The Gump scene was a success, and the film became a box office monster, grossing $677 million worldwide. The Creedence cue was perhaps the crown jewel of its bullet-speed musical references. “I got lots of notes from people in the music and film business, saying how well it worked,” Sill recalls.

But Fogerty disapproved. The frontman had long signed away control of his songs, and his relationship with Fantasy Records boss Saul Zaentz, who did own the publishing rights, had turned ugly. “John didn’t want his music used if Saul was going to profit from it,” Sill recalls. “And he really tried to make a case against us being able to use it.” According to Sill, Fogerty called the president of Paramount Pictures to ask that his music not be used in Gump. “In spite of his efforts, we were able to validate the licensing process,” Sill says. “[John’s] position was based on an emotional battle he was having in the business world, and I didn’t want that to affect the film.” (Fogerty declined to be interviewed for this piece.)

“He doesn’t like it being used in anything,” says Clifford. “He never has. And he never will.” In 2005, Fogerty vented to NPR: “Folks will remember Forrest Gump and that was a great movie, but they don’t remember all the really poor movies that Fantasy Records stuck Creedence music into: car commercials, tire commercials.” Just last month, the singer denounced the film Proud Mary for using his song title without consulting him.

Fogerty’s ex-bandmates, who reformed as Creedence Clearwater Revisited in 1995 and had their own falling-out with the singer when he tried to block their band name, are much cheerier about the prominence of Creedence in films.

“It shows the longevity of the catalog,” says Clifford, who first noticed the Vietnam/Creedence phenomenon decades ago. “Film is art.
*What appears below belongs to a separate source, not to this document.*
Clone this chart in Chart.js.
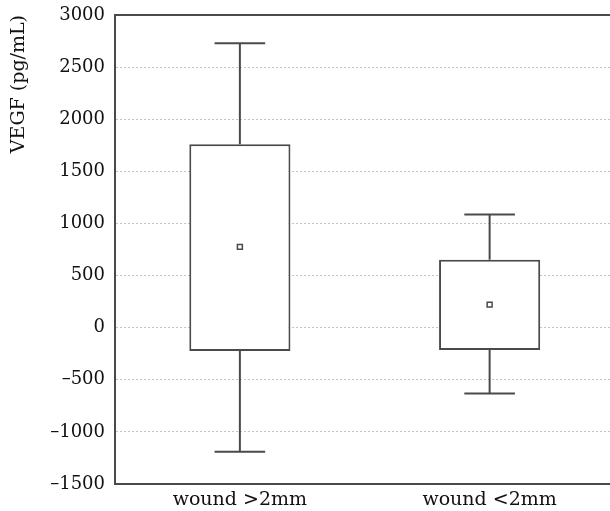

Music is art. To put the two art forms together and have it be effective is kinda cool.”

“I think it’s terrific,” adds Cook. “The people who do have control over it have done a good job getting the music placed. If it were up to Fogerty, who knows what would have happened.” Has he discussed this with Fogerty? “I don’t talk to John,” Cook answers.

Both Clifford and Cook boast that Creedence now has three generations of fans, from boomers who remember the group’s ’60s heyday to Gen X-ers and millennials who may have discovered the band through film.

For the record, Cook’s favorite Creedence placement was in The Big Lebowski. The Coen Brothers incorporated Creedence as a jokey motif in their 1998 stoner classic. When the Dude’s car is stolen, his concern is getting back his Creedence tapes; when he gets it back, he’s shown blasting “Lookin’ Out My Back Door” as he cruises around in his 1973 Ford Gran Torino. While Lebowski doesn’t take place during the war, it references it heavily: The Dude’s sidekick, Walter, is a cantankerous Vietnam vet who never shuts up about his time in the jungle.

Lebowski is now 20 years old, and the incessant prominence of Creedence in Vietnam films has continued apace. “Run Through the Jungle” cropped up in Tropic Thunder and The Sapphires, both comedies involving Vietnam. “Fortunate Son” appeared in an episode of “American Dad!” set at a Vietnam reenactment. It was also used in the soundtrack of the Battlefield: Bad Company 2: Vietnam videogame. “It’s gotten really difficult to place music in scenes about Vietnam and come up with something really fresh, you know?” says Sill.

Which explains why the opening scene of The Post feels so familiar. I reached out to the film’s music editor, Ramiro Belgardt, who told me that Spielberg himself placed “Green River” in the scene. (Spielberg was not available to comment on the Creedence selection; to his credit, at least he didn’t use “Fortunate Son.”) For their part, the ex-Creedence members haven’t seen the Oscar-nominated film yet. “I’ll see it if I get around to it,” Cook says. “I got a lot of things going on in my life.”